Bonds from the $165.5 million Series D mature from 2010 through 2029, with a term bond in 2035. Yields range from 2.55% with a 5% coupon in 2011 to 6.17% with a 6% coupon in 2035. Bonds maturing in 2010 were decided via sealed bid. The bonds are callable at par in 2018. Bonds maturing from 2016 through 2025 are insured by Assured Guaranty. All other bonds are uninsured. The underlying credit is rated A3 by Moody’s Investors Service and A by Standard & Poor’s.

The Treasury market showed some gains yesterday. The yield on the benchmark 10-year note, which opened at 3.60%, finished at 3.58%. The yield on the two-year note finished at 0.98% after opening at 1.02%. The yield on the 30-year bond, which opened at 4.49%, finished at 4.45%.

As of Wednesday’s close, the triple-A muni scale in 10 years was at 82.8% of comparable Treasuries, according to Municipal Market Data. Additionally, 30-year munis were 102.5% of comparable Treasuries. Also, as of Wednesday’s close, 30-year tax-exempt triple-A general obligation bonds were at 108.5% of the comparable London Interbank Offered Rate.

Elsewhere in the new-issue market, Colorado competitively sold $255 million of educational loan program tax and revenue anticipation notes to Citi and Merrill Lynch & Co.
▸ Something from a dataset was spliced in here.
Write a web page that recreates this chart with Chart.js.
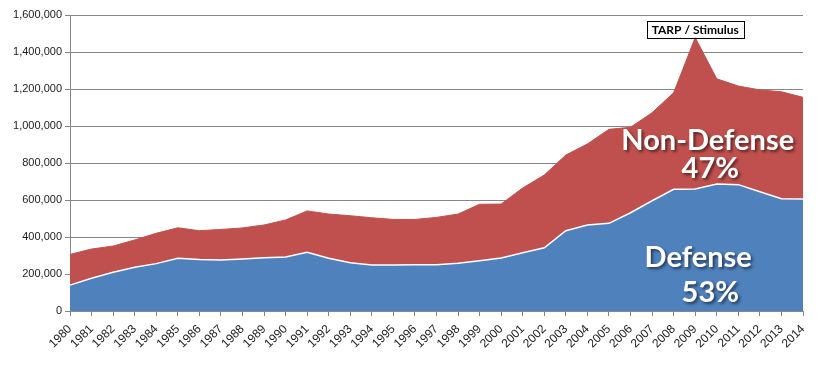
<!DOCTYPE html>
<html>
<head>
<meta charset="utf-8">
<script src="https://cdn.jsdelivr.net/npm/chart.js@4/dist/chart.umd.min.js"></script>
<style>
  html, body { margin: 0; padding: 0; background: #fff; }
  #wrap { width: 823px; height: 367px; }
</style>
</head>
<body>
<div id="wrap"><canvas id="spendingChart"></canvas></div>
<script>
const years = ["1980", "1981", "1982", "1983", "1984", "1985", "1986", "1987", "1988", "1989",
               "1990", "1991", "1992", "1993", "1994", "1995", "1996", "1997", "1998", "1999",
               "2000", "2001", "2002", "2003", "2004", "2005", "2006", "2007", "2008", "2009",
               "2010", "2011", "2012", "2013", "2014"];

const defense = [140000, 177000, 209000, 236000, 256000, 285000, 279000, 276000, 281000, 288000,
                 292000, 317000, 285000, 261000, 249000, 249000, 250000, 250000, 258000, 272000,
                 286000, 315000, 342000, 434000, 465000, 474000, 531000, 596000, 658000, 660000,
                 686000, 683000, 645000, 607000, 606000];

const nonDefense = [166000, 158000, 142000, 148000, 164000, 165000, 155000, 165000, 168000, 177000,
                    200000, 224000, 239000, 254000, 255000, 246000, 245000, 256000, 266000, 305000,
                    292000, 350000, 393000, 409000, 438000, 508000, 462000, 476000, 522000, 818000,
                    569000, 533000, 550000, 578000, 549000];

const yTicks = [0, 200000, 400000, 600000, 800000, 1000000, 1200000, 1400000, 1600000];

// big white labels inside the areas + the TARP callout
const areaLabels = [
    { text: "Non-Defense", at: 29.58, value: 870000 },
    { text: "47%",         at: 29.7,  value: 719000 },
    { text: "Defense",     at: 29.14, value: 238000 },
    { text: "53%",         at: 29.7,  value: 49000 }
];
const callout = { text: "TARP / Stimulus", index: 29 };

const labelPlugin = {
    id: "areaLabels",
    afterDatasetsDraw(chart) {
        const { ctx, scales: { x, y } } = chart;
        ctx.save();
        ctx.textAlign = "center";
        ctx.textBaseline = "alphabetic";
        ctx.fillStyle = "#fff";
        ctx.shadowColor = "rgba(0,0,0,0.55)";
        ctx.shadowOffsetX = 2;
        ctx.shadowOffsetY = 2;
        ctx.shadowBlur = 3;
        ctx.font = "bold 29px Lato";
        areaLabels.forEach(l => {
            ctx.fillText(l.text, x.getPixelForValue(l.at), y.getPixelForValue(l.value));
        });
        ctx.restore();

        // callout box sitting on the 2009 peak
        const i = callout.index;
        const cx = x.getPixelForValue(i);
        const bottom = y.getPixelForValue(defense[i] + nonDefense[i]);
        ctx.save();
        ctx.font = "bold 12px Lato";
        const w = 97;
        const h = 17;
        ctx.fillStyle = "#fff";
        ctx.fillRect(cx - w / 2, bottom - h, w, h);
        ctx.strokeStyle = "#000";
        ctx.lineWidth = 1;
        ctx.strokeRect(Math.round(cx - w / 2) + 0.5, Math.round(bottom - h) + 0.5, w, h);
        ctx.fillStyle = "#000";
        ctx.textAlign = "center";
        ctx.textBaseline = "middle";
        ctx.fillText(callout.text, cx, bottom - h / 2 + 1);
        ctx.restore();
    }
};

const ctx = document.getElementById("spendingChart").getContext("2d");

new Chart(ctx, {
    type: "line",
    data: {
        labels: years,
        datasets: [{
            label: "Defense",
            data: defense,
            backgroundColor: "#4F81BD",
            borderColor: "#ffffff",
            borderWidth: 1.5,
            fill: "origin",
            pointRadius: 0,
            tension: 0
        }, {
            label: "Non-Defense",
            data: nonDefense,
            backgroundColor: "#C0504D",
            borderColor: "#C0504D",
            borderWidth: 1,
            fill: "-1",
            pointRadius: 0,
            tension: 0
        }]
    },
    options: {
        animation: false,
        responsive: true,
        maintainAspectRatio: false,
        layout: { padding: { top: 15, right: 20, left: 10, bottom: 0 } },
        plugins: {
            legend: { display: false },
            tooltip: { enabled: false }
        },
        scales: {
            x: {
                offset: false,
                grid: { drawOnChartArea: false, drawTicks: true, tickLength: 5, color: "#868686" },
                border: { color: "#868686" },
                ticks: {
                    autoSkip: false,
                    minRotation: 45,
                    maxRotation: 45,
                    padding: 6,
                    color: "#222",
                    font: { family: "Liberation Sans", size: 12 }
                },
                afterFit(scale) { scale.height = 56; }
            },
            y: {
                stacked: true,
                min: 0,
                max: 1600000,
                afterBuildTicks(scale) { scale.ticks = yTicks.map(v => ({ value: v })); },
                grid: { color: "#868686", tickLength: 5 },
                border: { color: "#868686" },
                ticks: {
                    padding: 3,
                    color: "#222",
                    font: { family: "Liberation Sans", size: 11 },
                    callback: v => v.toLocaleString("en-US")
                },
                afterFit(scale) { scale.width = 60; }
            }
        }
    },
    plugins: [labelPlugin]
});
</script>
</body>
</html>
Citi won $80 million of the deal with an effective rate of 0.55%, and Merrill Lynch won the remaining $175 million with an effective rate of 0.57%. The Trans mature in 2010 with a 1.5% coupon, and were not formally re-offered. The credit is rated MIG-1 by Moody’s and SP-1-plus by Standard & Poor’s.

Merrill also priced $150 million of revenue bonds for the California Health Facilities Financing Authority. The bonds mature in 2039, yielding 5.73% with a 5.5% coupon in 2039. The bonds, which are callable at par in 2019, are rated Aa2 by Moody’s and AA by both Standard & Poor’s and Fitch Ratings.

Southwest Securities priced $65 million of unlimited-tax school building bonds for Texas’ Irving Independent School District. The bonds mature in 2009, and from 2012 through 2031, with a term bond in 2033.

Yields range from 0.75% with a 3% coupon in 2009 to 5.05% with a 5% coupon in 2033. The deal also contains $1.7 million of capital appreciation bonds maturing in 2011. The credit is rated Aa3 by Moody’s and AA-plus by Standard & Poor’s.

First Southwest Co. priced $38.4 million of unlimited-tax school building bonds for Texas’ Bastrop Independent School District in two series. Bonds from a $37.6 million series of current interest bonds mature in 2010 and from 2013 through 2029, with term bonds in 2034, 2039, and 2042.

Yields range from 0.60% with a 2% coupon in 2010 to 5.28% with a 5% coupon in 2042. These bonds are callable at par in 2019. The deal also contained $770,000 of capital appreciation bonds, which mature in 2011 and 2012. All the bond are insured by Assured Guaranty. The underlying credit is rated A2 by Moody’s and A-plus by Standard & Poor’s.

Morgan Keegan & Co. priced $19.5 million of refunding bonds for the Indianapolis Local Public Improvement Bond Bank in two series. Bonds from the $13.4 million Series F-1 mature from 2010 through 2016, with yields ranging from 1.30% with a 3% coupon in 2011 to 3.02% with a 4% coupon in 2016. Bonds maturing in 2010 were not formally re-offered.

The bonds are not callable. The deal also includes a taxable $6 million Series F-2, which mature from 2010 through 2017, and are priced to yield between 80 and 220 basis points above the comparable Treasury yield. The credit is rated Aa1 by Moody’s and AA by Standard & Poor’s.

In economic data released yesterday, initial jobless claims for the week ended July 11 came in at 522,000, after a revised 569,000 the previous week. Economists polled by Thomson Reuters had predicted 575,000 initial jobless claims.